Abe and Japan

ex-primer ministro-abe

The assassination in broad daylight of Shinzo Abe, former Prime Minister of Japan, while he was giving a speech during an election rally in the middle of the street, has shocked the world because it is fortunately a very rare occurrence. There have been fateful events that we would like to think belong to the past, such as the assassination of Empress Sissi in Geneva in 1898, or the assassination attempt on the life of Archduke Franz Ferdinand of Austria in Sarajevo in 1914, which triggered the Great War. Of course, there have been many other assassinations, such as those of Kennedy (1963), Allende (1973), Anwar el Sadat (1981) and Indira Gandhi (1984), to name but a few. Abe's is only the latest because history is stubborn and likes to repeat itself.

He came from an aristocratic family in which his mother was first lady of the Empress, and his grandfather, a military man, was convicted of war crimes in 1945. Abe was Prime Minister for four terms, the longest-serving in office in Japan, similar to our Felipe González, although the latter has always been a socialist, and Abe went from being a fierce nationalist like Putin or Trump or Xi, someone who always refused to explicitly condemn the barbarities and excesses of Japanese militarism in Korea and China, to an unabashed internationalist liberal, imbued with the greatness of his country and its role in Asia as part of a global alliance of democracies.

Abe convinced his compatriots to take a hard line on the threat posed by China's growth and to increase defence spending, now almost 2% of GDP, which was limited by a pacifist constitution imposed by the victorious Americans in 1947 after the defeat of the Japanese empire.
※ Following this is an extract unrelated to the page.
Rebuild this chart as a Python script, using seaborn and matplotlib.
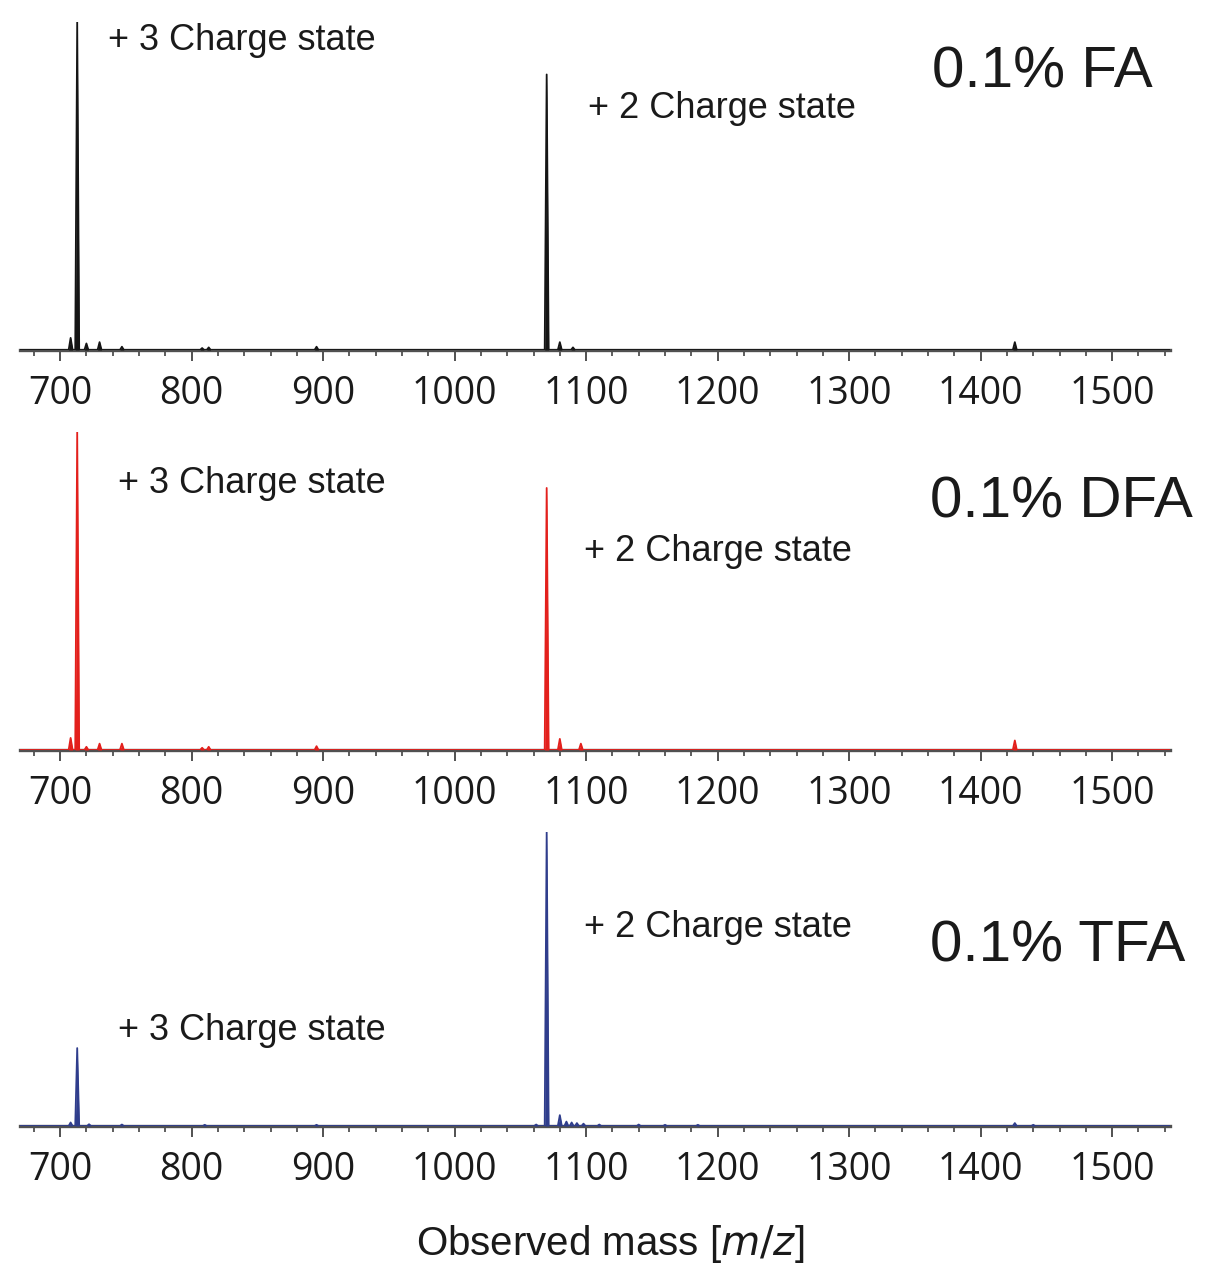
import numpy as np
import pandas as pd
import matplotlib
matplotlib.use("Agg")
import matplotlib.pyplot as plt
import seaborn as sns

sns.set_theme(style="white")
plt.rcParams['font.family'] = ['Liberation Sans', 'DejaVu Sans']

# ---------------- data ----------------
panel_labels = ["0.1% FA", "0.1% DFA", "0.1% TFA"]
panel_colors = ["#151515", "#e3201c", "#2f3d8c"]

fa_mz  = [708, 713, 720, 730, 747, 808, 813, 895, 1070, 1080, 1090, 1426]
fa_int = [3.7, 100, 2.0, 2.4, 1.0, 0.6, 0.8, 1.0, 84.0, 2.4, 0.8, 2.4]

dfa_mz  = [708, 713, 720, 730, 747, 808, 813, 895, 1070, 1080, 1096, 1426]
dfa_int = [3.8, 100, 1.0, 2.0, 2.0, 0.7, 1.0, 1.2, 82.4, 3.5, 2.0, 3.0]

tfa_mz  = [708, 713, 722, 747, 810, 895, 1062, 1070, 1080, 1085, 1089, 1093, 1098, 1110, 1140, 1160, 1185, 1426, 1440]
tfa_int = [1.2, 26.5, 0.6, 0.5, 0.4, 0.4, 0.5, 100, 3.7, 1.5, 1.2, 1.0, 0.8, 0.5, 0.5, 0.4, 0.4, 1.0, 0.4]

panels_mz = [fa_mz, dfa_mz, tfa_mz]
panels_int = [fa_int, dfa_int, tfa_int]

major_ticks = [700, 800, 900, 1000, 1100, 1200, 1300, 1400, 1500]
minor_ticks = list(range(680, 1541, 20))
x_limits = (669.5, 1544.0)

annot_text3 = "+ 3 Charge state"
annot_text2 = "+ 2 Charge state"
xlabel_text = "Observed mass [$m/z$]"

# ---------------- layout (figure pixels) ----------------
W, H = 1217, 1280
fig = plt.figure(figsize=(W / 100, H / 100), dpi=100)

# (baseline_y, top_y) in pixels for each panel
panel_px = [(350, 22), (750, 432), (1126, 832)]
left_px, right_px = 20, 1170

# label positions: (x_left, baseline_y) in pixels
plus3_pos = [(108, 50), (118, 493), (118, 1040)]
plus2_pos = [(588, 118), (584, 561), (584, 937)]
title_pos = [(932, 87), (930, 517), (930, 962)]

half_width = 1.5  # peak half width in m/z units


def profile(mz, inten):
    xs = [x_limits[0]]
    ys = [0.0]
    for m, h in sorted(zip(mz, inten)):
        xs += [m - half_width, m, m + half_width]
        ys += [0.0, h, 0.0]
    xs.append(x_limits[1])
    ys.append(0.0)
    return pd.DataFrame({"mz": xs, "intensity": ys})


for i in range(3):
    base, top = panel_px[i]
    ax = fig.add_axes([left_px / W, 1 - base / H, (right_px - left_px) / W, (base - top) / H])
    df = profile(panels_mz[i], panels_int[i])
    ax.fill_between(df["mz"], df["intensity"], 0, color=panel_colors[i], lw=0, zorder=3)
    sns.lineplot(data=df, x="mz", y="intensity", ax=ax, color=panel_colors[i],
                 lw=1.3, sort=False, estimator=None, zorder=4)
    ax.set_xlim(*x_limits)
    ax.set_ylim(0, max(panels_int[i]))
    ax.set_xlabel("")
    ax.set_ylabel("")
    ax.set_yticks([])
    for s in ["top", "right", "left"]:
        ax.spines[s].set_visible(False)
    ax.spines["bottom"].set_color("#505050")
    ax.spines["bottom"].set_linewidth(2.4)
    ax.spines["bottom"].set_zorder(2)
    ax.set_xticks(major_ticks)
    ax.set_xticks(minor_ticks, minor=True)
    ax.set_xticklabels([str(t) for t in major_ticks])
    ax.tick_params(axis="x", which="major", direction="out", length=8, width=1.2,
                   color="#333333", pad=10, labelsize=27, labelcolor="#1a1a1a", bottom=True)
    ax.tick_params(axis="x", which="minor", direction="out", length=4, width=1.1,
                   color="#333333", bottom=True)
    for lab in ax.get_xticklabels():
        lab.set_family(["Open Sans", "DejaVu Sans"])
    ax.patch.set_alpha(0)

    fig.text(plus3_pos[i][0] / W, 1 - plus3_pos[i][1] / H, annot_text3, fontsize=26,
             color="#1a1a1a", ha="left", va="baseline")
    fig.text(plus2_pos[i][0] / W, 1 - plus2_pos[i][1] / H, annot_text2, fontsize=26,
             color="#1a1a1a", ha="left", va="baseline")
    fig.text(title_pos[i][0] / W, 1 - title_pos[i][1] / H, panel_labels[i], fontsize=42,
             color="#1a1a1a", ha="left", va="baseline")

fig.text(610 / W, 1 - 1255 / H, xlabel_text, fontsize=29, color="#1a1a1a",
         ha="center", va="baseline")

fig.savefig("out.png", dpi=100, facecolor="white")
He failed to change it, despite his efforts, but he did manage to draw up a National Security Strategy in 2013 and two years later the Parliament authorised the use of force on limited occasions, amid suspicions from China and South Korea, which still have not forgotten the excesses of Japanese soldiering in 1943 and are demanding apologies and reparations. As David Leonhardt has said, Abe succeeded in putting Japan back at ease with the use of military force, and that is a very important change in the current times and those on the horizon. Relations with Russia and China, never easy, are also complicated by disputes over the Kuril and Senkaku (Diaoyu) islands, which Abe has failed to bring to fruition. Indeed, talks with Moscow on the former have broken down following the invasion of Ukraine and the sanctions adopted by Tokyo.

Abe was the inventor of the term "a free and open Indo-Pacific", which today the whole world accepts, and the inspiration behind the Quadrilateral Security Dialogue (QUAD) that unites Japan with the United States, Australia and India with the aim of containing Chinese expansion. Bringing India on board, leading it to abandon the non-alignment that has presided over its foreign policy since its very independence, must not have been an easy task, although the problems it has always had with China no doubt helped: they are too large, with 1.4 billion people each, very different political regimes, very rich histories, and too close to each other not to compete for influence in a shared environment. QUAD languished for years until it was rescued by Biden, who has already brought it together several times, because, while he's entertaining Ukraine, which is likely to lose him the Midterm elections because of rising gasoline prices, what really worries him is the rise of China.

Abe tried to rescue the Trans-Pacific Partnership Treaty, which Trump abandoned only because it was Obama's legacy, in a serious mistake that left Beijing free to rearrange trade in the area at will with its Regional Economic Partnership that excludes the US. Washington and Tokyo are now working together to prevent China's expansion into the Pacific islands (it has just made an agreement with Fiji), fearing that Beijing might try to install military bases there. He also made a strong case for clearer and firmer engagement by Washington with Taiwan. That is why, as Josh Roglin says, from a clearly American perspective, his greatest legacy is "to leave a world better prepared to confront China".

Domestically, he applied neoliberal recipes to overcome the traditional stagnation of the Japanese economy, with a combination of flexible monetary policies accompanied by economic stimulus that came to be known as "Abenomics" and which worked quite well because they reduced unemployment and inflation.

Retired from active politics due to illness, he remained an undeniable shadow power within his party, where he was called the "Shogun Maker", due to his prestige. The rejection of his assassination in Japanese society is likely to have contributed to his party's landslide victory in last week's elections, and this will undoubtedly influence the first years of his successor Fumio Kishida's term in office, who will have to rely on his legacy as he seeks his own path.